Mass Effect, of course, is the modern-day equivalent to those Choose Your Own Adventure books of the 1990s, each step of the narrative dictated by you, the player, via decisions made throughout the campaign. The story is effectively a science fiction reimagining of Adam and Eve, a tale that details the cycle of a recurring galaxy-wide genocide that wipes out all sentient life every 50,000 years. ME3 offers up the final chapter, telling the story of the galaxy’s last push against those committing the act, the Reapers, and Shepard’s efforts to unite the galaxy’s various races.
As ever, the narrative is the highlight – an opulent, multi-layered space adventure that’s often heartbreakingly poignant, and yet so remarkably heroic, outfitted with some spine-tingling scenes of space combat that would make even George Lucas blush. The superb cast of characters helps make the narrative the best in the series yet: a combination of familiar faces, like Garrus, the too-cool-for-school turian sniper, The Illusive Man, and exquisite asari Liara T’Soni, and new, including the brutish yet not-as-annoying-as-you-might-think Alliance soldier James Vega and a sexy, socially awkward cyborg.
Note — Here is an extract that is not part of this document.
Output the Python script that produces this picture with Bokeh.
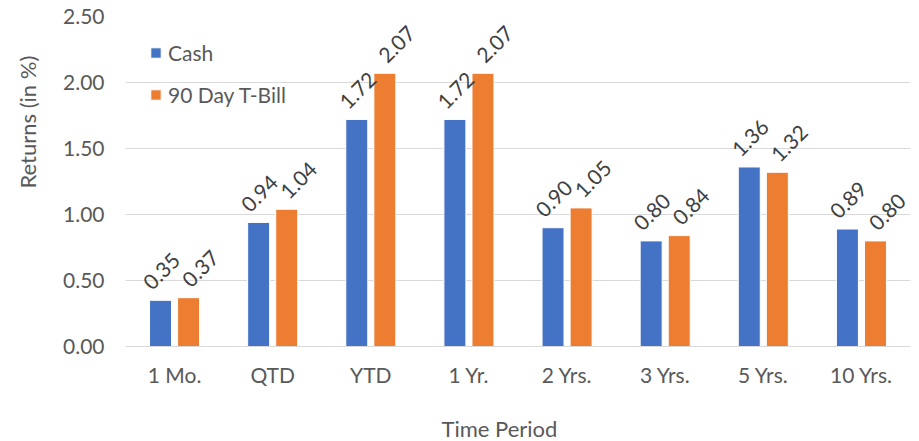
import math
from bokeh.plotting import figure
from bokeh.models import ColumnDataSource, Range1d, FactorRange, Title, NumeralTickFormatter, Legend, LegendItem
from bokeh.transform import dodge
from bokeh.core.properties import value
from bokeh.embed import file_html
from bokeh.resources import INLINE

categories = ["1 Mo.", "QTD", "YTD", "1 Yr.", "2 Yrs.", "3 Yrs.", "5 Yrs.", "10 Yrs."]
cash = [0.35, 0.94, 1.72, 1.72, 0.90, 0.80, 1.36, 0.89]
tbill = [0.37, 1.04, 2.07, 2.07, 1.05, 0.84, 1.32, 0.80]
y_ticks = [0.0, 0.5, 1.0, 1.5, 2.0, 2.5]

FONT = "Lato"
BLUE = "#4472C4"
ORANGE = "#ED7D31"
GREY = "#595959"

src = ColumnDataSource(dict(
    cat=categories, cash=cash, tbill=tbill,
    cash_lbl=["%.2f" % v for v in cash],
    tbill_lbl=["%.2f" % v for v in tbill],
))

p = figure(width=919, height=441, x_range=FactorRange(*categories), y_range=Range1d(0, 2.5),
           output_backend="svg", toolbar_location=None,
           min_border_left=125, min_border_right=9, min_border_top=16, min_border_bottom=94)
p.outline_line_color = None

r1 = p.vbar(x=dodge("cat", -0.143, range=p.x_range), top="cash", width=0.224, source=src,
            fill_color=BLUE, line_color="white", line_width=1)
r2 = p.vbar(x=dodge("cat", 0.143, range=p.x_range), top="tbill", width=0.224, source=src,
            fill_color=ORANGE, line_color="white", line_width=1)

for off, col, dx in [(-0.143, "cash_lbl", 1), (0.143, "tbill_lbl", 12)]:
    p.text(x=dodge("cat", off, range=p.x_range), y=col.replace("_lbl", ""), text=col, source=src,
           angle=math.pi / 4, text_align="center", text_baseline="middle", x_offset=dx, y_offset=-29,
           text_font=value(FONT), text_font_size="21px", text_color="#404040")

p.yaxis.ticker = y_ticks
p.yaxis.formatter = NumeralTickFormatter(format="0.00")
p.yaxis.axis_line_color = None
p.yaxis.major_tick_line_color = None
p.yaxis.minor_tick_line_color = None
p.yaxis.major_tick_out = 0
p.yaxis.major_tick_in = 0
p.yaxis.major_label_standoff = 21
p.yaxis.major_label_text_font = FONT
p.yaxis.major_label_text_font_size = "21px"
p.yaxis.major_label_text_color = GREY
# blank spacer label to push the title outward
p.yaxis.axis_label = " "
p.yaxis.axis_label_text_font_size = "1px"
p.yaxis.axis_label_standoff = 11

p.xaxis.axis_line_color = "#D9D9D9"
p.xaxis.major_tick_line_color = None
p.xaxis.minor_tick_line_color = None
p.xaxis.major_tick_out = 0
p.xaxis.major_tick_in = 0
p.xaxis.major_label_standoff = 15
p.xaxis.major_label_text_font = FONT
p.xaxis.major_label_text_font_size = "21px"
p.xaxis.major_label_text_color = GREY
p.xaxis.axis_label = " "
p.xaxis.axis_label_text_font_size = "1px"
p.xaxis.axis_label_standoff = 19

p.xgrid.grid_line_color = None
p.ygrid.grid_line_color = "#D9D9D9"

p.add_layout(Title(text="Time Period", align="left", offset=316, standoff=0,
                   text_font=FONT, text_font_size="22px", text_font_style="normal",
                   text_color=GREY), "below")
p.add_layout(Title(text="Returns (in %)", align="left", offset=158, standoff=8,
                   text_font=FONT, text_font_size="22px", text_font_style="normal",
                   text_color=GREY), "left")

legend = Legend(items=[LegendItem(label="Cash", renderers=[r1]),
                       LegendItem(label="90 Day T-Bill", renderers=[r2])],
                location="top_left", margin=24, padding=10, spacing=17,
                glyph_width=13, glyph_height=13, label_height=20, label_standoff=6,
                label_text_font=FONT, label_text_font_size="21px", label_text_color=GREY,
                border_line_color=None, background_fill_alpha=0)
p.add_layout(legend)

open("out.html", "w").write(file_html(p, INLINE))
It’s here, in the superb characterisation and backstory where BioWare has really invested into making its universe truly believable, offering up a diverse range of alien worlds and species each with their own politics, agendas and mannerisms for players to explore and interact with. Unlike the previous games, improved cinematography helps make conversations feel like actual, full-blown cut-scenes rather than static, unanimated exchanges, and you’ll genuinely care about each character and race you encounter, with some superbly orchestrated scenes of friendship and rivalries adding a layer to the characters that so many other games often oversee.